Standing out from the flock

With more than 8,000 fried chicken outlets in the U.K. capital, it’s hard to stand out from the crowd. But -- selling from its converted U.S. army ambulance, the Cluck Truck, which usually roosts in the Truman Brewery in London’s trendy Brick Lane -- that is exactly what this company has succeeded in doing.

Since its establishment in 2013, even luxury magazine Conde Nast Traveler has been to taste the fried food on offer, which includes “Cluckwiches as big as human heads,” or a meal deal of chicken strips, fries and a drink for GBP9 (US$13.80).

In the U.K., chicken outlets, on the whole, tend to be low priced, but Mother Clucker certainly does not seem to have had any problems charging a premium price. According to Trip Advisor, you can expect to queue for 30-40 minutes during the lunch time rush, a pretty good indication of the outlet’s popularity.

Growing trend or flight of fancy?

High-end fried chicken appears to be on the up across the country.

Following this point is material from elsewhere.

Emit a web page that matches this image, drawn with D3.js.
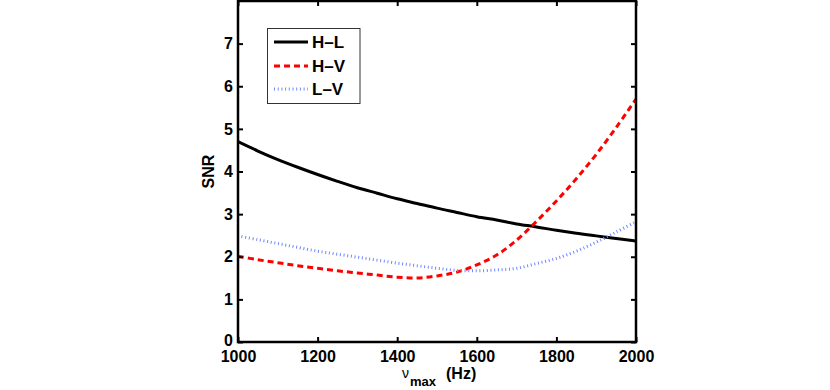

London is also home to free range Bird and Manchester’s Yard & Coop. Visit its website if you want to “check out the hot birds” on its menu.

Time will tell whether this phenomenon will last. Using premium ingredients and cooking to perfection can all too quickly fall by the wayside as demand outstrips small companies’ ability to supply, and it’s a limited crowd that can afford to go premium when standard product is so easily available.

I’ve not tried this gourmet chicken, but I have been to gourmet burger outlets - before the recent World Health Organization announcements on red meat and cancer - and found the offering truly dismal. Give me your usual quick service restaurant food any time.

At the end of the day, it’s the product that keeps customers coming back, rather than a clever name, risqué language or unusual marketing.

And if the name Mother Clucker took you by surprise (it did me), then you don’t know the global fried chicken market. There are businesses across the U.S. with similar names, albeit usually seasoned slightly with the word restaurant or similar.